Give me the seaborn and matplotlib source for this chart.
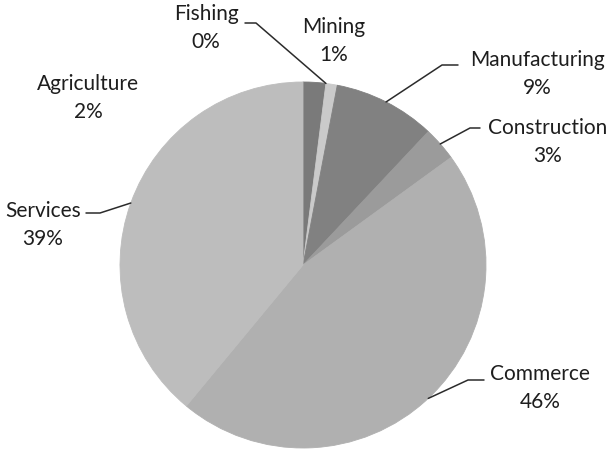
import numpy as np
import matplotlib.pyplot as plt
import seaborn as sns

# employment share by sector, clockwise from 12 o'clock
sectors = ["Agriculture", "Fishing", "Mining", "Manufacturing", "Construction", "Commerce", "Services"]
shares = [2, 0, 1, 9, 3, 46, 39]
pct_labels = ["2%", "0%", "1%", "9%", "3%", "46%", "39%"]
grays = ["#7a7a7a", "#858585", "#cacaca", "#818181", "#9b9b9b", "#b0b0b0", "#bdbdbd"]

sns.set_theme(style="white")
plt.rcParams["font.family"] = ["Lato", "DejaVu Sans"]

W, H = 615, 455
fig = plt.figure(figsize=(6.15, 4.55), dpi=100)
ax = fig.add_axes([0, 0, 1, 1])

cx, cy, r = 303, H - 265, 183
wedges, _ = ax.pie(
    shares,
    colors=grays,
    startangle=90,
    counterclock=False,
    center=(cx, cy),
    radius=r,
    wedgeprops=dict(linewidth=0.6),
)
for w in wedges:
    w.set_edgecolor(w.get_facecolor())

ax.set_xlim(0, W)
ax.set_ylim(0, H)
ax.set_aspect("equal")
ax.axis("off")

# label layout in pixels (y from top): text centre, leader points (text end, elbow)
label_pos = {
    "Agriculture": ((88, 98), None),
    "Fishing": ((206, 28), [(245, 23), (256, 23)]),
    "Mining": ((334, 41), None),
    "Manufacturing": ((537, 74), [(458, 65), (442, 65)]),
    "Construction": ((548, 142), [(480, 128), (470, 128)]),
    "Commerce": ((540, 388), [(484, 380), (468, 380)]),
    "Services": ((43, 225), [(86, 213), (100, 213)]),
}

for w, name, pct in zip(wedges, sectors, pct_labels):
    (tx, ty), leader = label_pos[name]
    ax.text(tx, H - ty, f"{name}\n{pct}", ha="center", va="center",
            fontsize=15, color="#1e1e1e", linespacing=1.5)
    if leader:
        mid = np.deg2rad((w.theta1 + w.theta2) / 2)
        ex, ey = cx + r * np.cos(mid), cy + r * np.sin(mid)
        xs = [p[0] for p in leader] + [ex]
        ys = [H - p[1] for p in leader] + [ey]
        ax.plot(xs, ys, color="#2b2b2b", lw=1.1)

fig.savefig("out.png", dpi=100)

====================

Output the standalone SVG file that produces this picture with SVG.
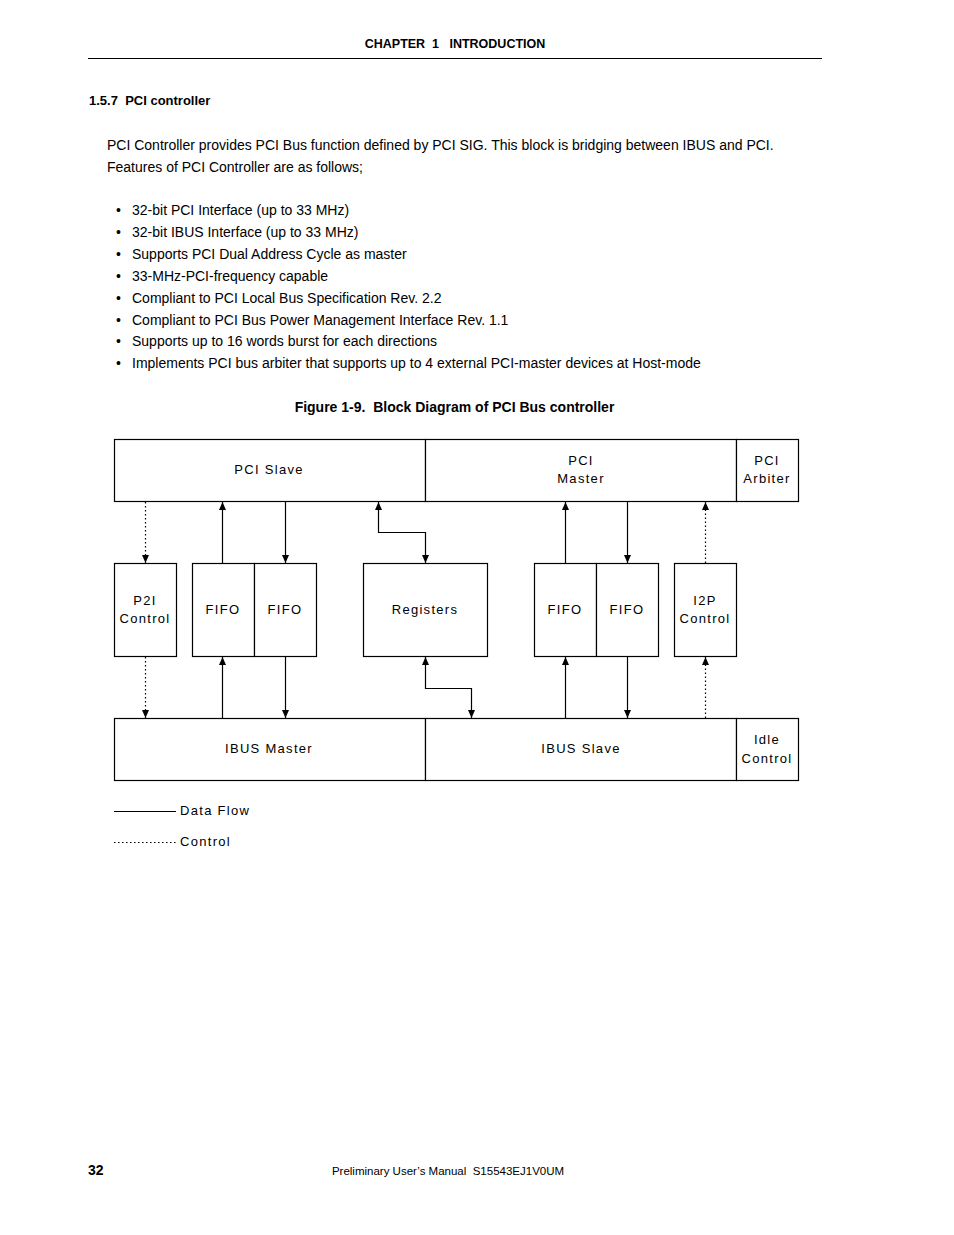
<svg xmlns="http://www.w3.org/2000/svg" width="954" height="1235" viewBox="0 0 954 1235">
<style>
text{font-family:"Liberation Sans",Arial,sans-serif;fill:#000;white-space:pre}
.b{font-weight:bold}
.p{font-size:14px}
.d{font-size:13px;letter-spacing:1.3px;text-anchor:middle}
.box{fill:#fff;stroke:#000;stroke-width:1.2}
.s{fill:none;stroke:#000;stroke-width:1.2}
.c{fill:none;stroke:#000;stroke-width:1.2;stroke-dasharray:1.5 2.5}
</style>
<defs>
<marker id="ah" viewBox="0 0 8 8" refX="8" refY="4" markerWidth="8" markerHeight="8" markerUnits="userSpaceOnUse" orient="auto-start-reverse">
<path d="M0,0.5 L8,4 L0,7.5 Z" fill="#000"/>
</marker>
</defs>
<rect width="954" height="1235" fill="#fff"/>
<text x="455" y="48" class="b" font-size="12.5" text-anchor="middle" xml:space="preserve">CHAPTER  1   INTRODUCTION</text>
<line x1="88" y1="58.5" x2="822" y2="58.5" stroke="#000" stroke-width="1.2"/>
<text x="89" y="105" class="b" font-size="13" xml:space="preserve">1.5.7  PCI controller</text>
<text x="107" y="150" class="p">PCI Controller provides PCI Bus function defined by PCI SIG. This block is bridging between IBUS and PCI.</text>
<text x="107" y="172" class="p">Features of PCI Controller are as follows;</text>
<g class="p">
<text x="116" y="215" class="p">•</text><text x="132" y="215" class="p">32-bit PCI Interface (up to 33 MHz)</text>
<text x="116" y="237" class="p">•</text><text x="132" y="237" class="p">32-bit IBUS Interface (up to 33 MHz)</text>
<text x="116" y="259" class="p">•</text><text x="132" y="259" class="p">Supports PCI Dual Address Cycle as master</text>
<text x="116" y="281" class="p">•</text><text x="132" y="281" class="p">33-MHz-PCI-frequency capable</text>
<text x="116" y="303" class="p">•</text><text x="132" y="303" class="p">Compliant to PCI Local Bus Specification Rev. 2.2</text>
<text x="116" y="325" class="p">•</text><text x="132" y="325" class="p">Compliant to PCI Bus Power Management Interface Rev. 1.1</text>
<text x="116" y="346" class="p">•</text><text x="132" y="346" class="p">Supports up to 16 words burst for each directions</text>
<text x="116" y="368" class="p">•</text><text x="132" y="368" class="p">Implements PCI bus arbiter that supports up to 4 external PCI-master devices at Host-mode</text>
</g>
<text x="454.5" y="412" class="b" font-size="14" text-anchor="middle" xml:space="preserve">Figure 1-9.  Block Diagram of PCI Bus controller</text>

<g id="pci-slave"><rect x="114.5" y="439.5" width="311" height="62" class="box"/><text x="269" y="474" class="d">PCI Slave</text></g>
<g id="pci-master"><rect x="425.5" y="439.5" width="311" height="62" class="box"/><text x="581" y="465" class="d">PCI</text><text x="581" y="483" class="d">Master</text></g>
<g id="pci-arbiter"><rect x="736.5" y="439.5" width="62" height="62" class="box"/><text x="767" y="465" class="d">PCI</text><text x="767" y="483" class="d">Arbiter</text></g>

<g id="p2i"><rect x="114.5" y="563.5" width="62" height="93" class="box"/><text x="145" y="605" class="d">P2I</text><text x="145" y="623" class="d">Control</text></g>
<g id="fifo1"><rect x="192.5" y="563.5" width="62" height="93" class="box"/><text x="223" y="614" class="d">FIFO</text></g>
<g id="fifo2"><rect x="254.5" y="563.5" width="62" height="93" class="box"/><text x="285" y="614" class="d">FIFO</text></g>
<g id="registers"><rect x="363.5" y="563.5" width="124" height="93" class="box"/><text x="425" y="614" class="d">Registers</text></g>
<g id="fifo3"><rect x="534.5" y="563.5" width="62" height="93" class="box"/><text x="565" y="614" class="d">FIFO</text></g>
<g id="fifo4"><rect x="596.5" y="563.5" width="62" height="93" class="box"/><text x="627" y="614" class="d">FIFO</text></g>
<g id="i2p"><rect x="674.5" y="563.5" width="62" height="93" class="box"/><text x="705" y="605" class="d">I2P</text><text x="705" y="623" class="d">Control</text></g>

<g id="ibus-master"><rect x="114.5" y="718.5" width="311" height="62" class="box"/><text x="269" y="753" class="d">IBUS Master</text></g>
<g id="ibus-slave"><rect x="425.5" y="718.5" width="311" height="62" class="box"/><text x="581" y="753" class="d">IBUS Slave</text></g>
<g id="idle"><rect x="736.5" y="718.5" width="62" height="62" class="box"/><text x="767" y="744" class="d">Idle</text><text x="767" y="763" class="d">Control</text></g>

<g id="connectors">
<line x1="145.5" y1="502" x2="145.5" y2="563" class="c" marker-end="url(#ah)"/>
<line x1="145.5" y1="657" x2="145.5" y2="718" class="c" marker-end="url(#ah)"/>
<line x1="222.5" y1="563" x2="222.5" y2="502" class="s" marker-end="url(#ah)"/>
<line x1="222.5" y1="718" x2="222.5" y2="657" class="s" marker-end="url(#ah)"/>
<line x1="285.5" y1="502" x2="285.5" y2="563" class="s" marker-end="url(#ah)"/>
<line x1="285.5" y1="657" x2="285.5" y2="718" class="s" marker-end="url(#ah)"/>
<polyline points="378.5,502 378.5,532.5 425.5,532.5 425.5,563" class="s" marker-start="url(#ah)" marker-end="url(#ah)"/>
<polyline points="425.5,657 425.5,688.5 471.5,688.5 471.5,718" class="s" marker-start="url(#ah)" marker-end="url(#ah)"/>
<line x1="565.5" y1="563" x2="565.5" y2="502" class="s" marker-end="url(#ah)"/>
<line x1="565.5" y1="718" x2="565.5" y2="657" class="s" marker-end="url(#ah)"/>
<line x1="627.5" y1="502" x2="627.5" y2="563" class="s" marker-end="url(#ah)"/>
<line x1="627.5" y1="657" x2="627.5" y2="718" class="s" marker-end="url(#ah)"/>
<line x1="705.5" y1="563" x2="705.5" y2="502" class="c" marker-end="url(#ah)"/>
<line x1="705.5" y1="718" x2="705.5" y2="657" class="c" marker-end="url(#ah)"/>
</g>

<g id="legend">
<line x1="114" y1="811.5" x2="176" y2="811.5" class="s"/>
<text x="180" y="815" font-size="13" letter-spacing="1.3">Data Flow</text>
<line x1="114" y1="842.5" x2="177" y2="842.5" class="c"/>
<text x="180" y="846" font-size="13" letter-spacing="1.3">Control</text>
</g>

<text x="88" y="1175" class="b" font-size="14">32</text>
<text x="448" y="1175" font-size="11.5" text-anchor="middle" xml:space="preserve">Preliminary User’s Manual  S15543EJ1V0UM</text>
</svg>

====================

EXERCISE PROMPT »
Leave out the pictures and quote exactly the lines from the one where "Give me the" appears to the one where "import seaborn as sns" appears, both ends counted.

OUTPUT OF THE TASK »
Give me the seaborn and matplotlib source for this chart.
import numpy as np
import matplotlib.pyplot as plt
import seaborn as sns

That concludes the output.